I like them better that way, to be honest -- I love the feeling of reading those old typed pages, with the same old typeface, formatting, and little visual quirks that the actual physical copy had. The little doodles, the way the poems' layout looks, etc. See for yourself! It has a very different and far more memorable effect than reading just the text copied into a modern blog post, stripped of its context. The feel is not nearly as palpable as the Zebra Three zine, since that was an actual physical vintage copy from 1979, and this is just an online PDF. Zebra Three I could hold in my hands and smell it and feel how soft the pages had been worn, how carefully I had to turn them, how old and faded the ink was, but it's still miles more "atmospheric" or whatever than a transcription of the text.

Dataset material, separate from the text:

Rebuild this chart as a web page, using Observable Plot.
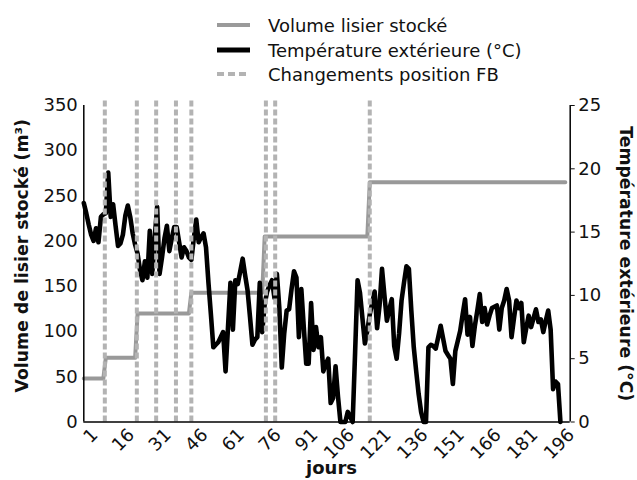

The artwork is leagues better than Issue #1. One of the artists (and poets) is Signe Langdon, who did a number of gorgeous illustrations for Zebra Three #1 and #3 as well. Some of the other illustrations, by Leslie Fish, have a really weird, distinctive woodcut-ish style that's pretty cool.

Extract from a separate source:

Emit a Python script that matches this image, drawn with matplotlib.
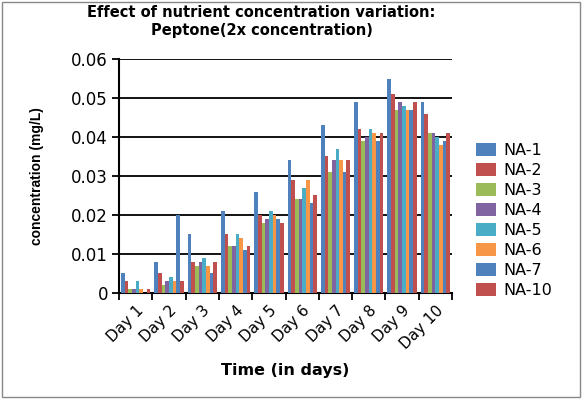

This issue was apparently dedicated to "Dr. Leonard McCoy, for the special contribution he brings to the Kirk/Spock relationship, and to DeForest Kelly, for making "Bones" such an integral part of the triad."
Awww!
Of course, in the actual zine content, there's just a couple of poems and one story (The Third Wheel) that really indicate this spirit. Most of them, like in issue #1, are focused on Kirk and Spock. However, it's really sweet to see how the editors and various authors have framed the "Kirk/Spock" relationship (btw, back here, lots of people back in this time apparently used the signage "Kirk/Spock" to just refer to the relationship, not to slash in particular) through McCoy's eyes.